Land-based learning presents a different opportunity for students, explains Vorstermans, because it asks participants to be present in a different way – being present to the land, to the plants, to the trees, to the wind, to the sun. During this particular experience, LaFontaine asked the group to think about Indigenous Peoples’ access to land for ceremony, as the group stood below maple trees and shared sweetwater.

“This kind of learning was different, while standing under the trees that provide the sweetwater,” says Vorstermans. “It also asks students to think about ways their learning has been colonized, asks them to think about ways learning can look different, ask different things and prompt different responses. It asks them to think about ways their own learning from land shapes their health, their wellness and what this relationship has looked like over time and space.”

She hopes students will come away from the experience with a deeper knowledge of how health care looks different based on social locations, and how colonization has shaped the system of care, knowledge and wellness.

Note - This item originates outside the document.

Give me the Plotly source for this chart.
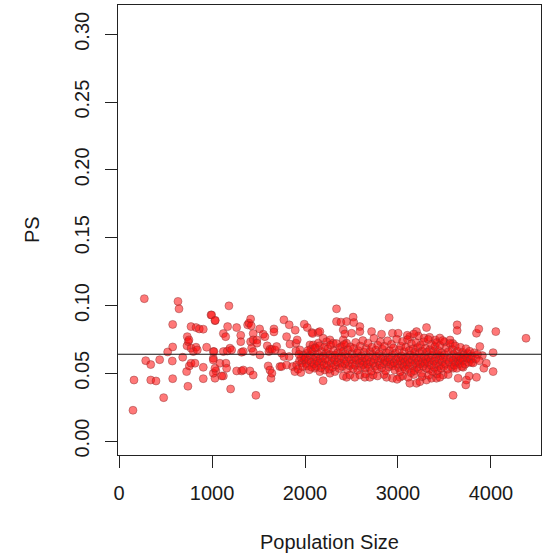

“As a white woman scholar, I have to navigate this space with care and reciprocity. I am responding to calls from students to decolonize their learning and am guided by the Indigenous Framework for York University: A Guide to Action,” says Vorstermans. “I work to make space in my classroom, curriculum and syllabus to engage with Indigenous world views and ontologies, led by Indigenous scholars and teachers. This is my responsibility, as I have been given the task of educating current and future health professionals; it would be irresponsible not to.”

Those who could not come to the in-person learning engaged through a video that premiered on the Faculty of Health’s YouTube channel.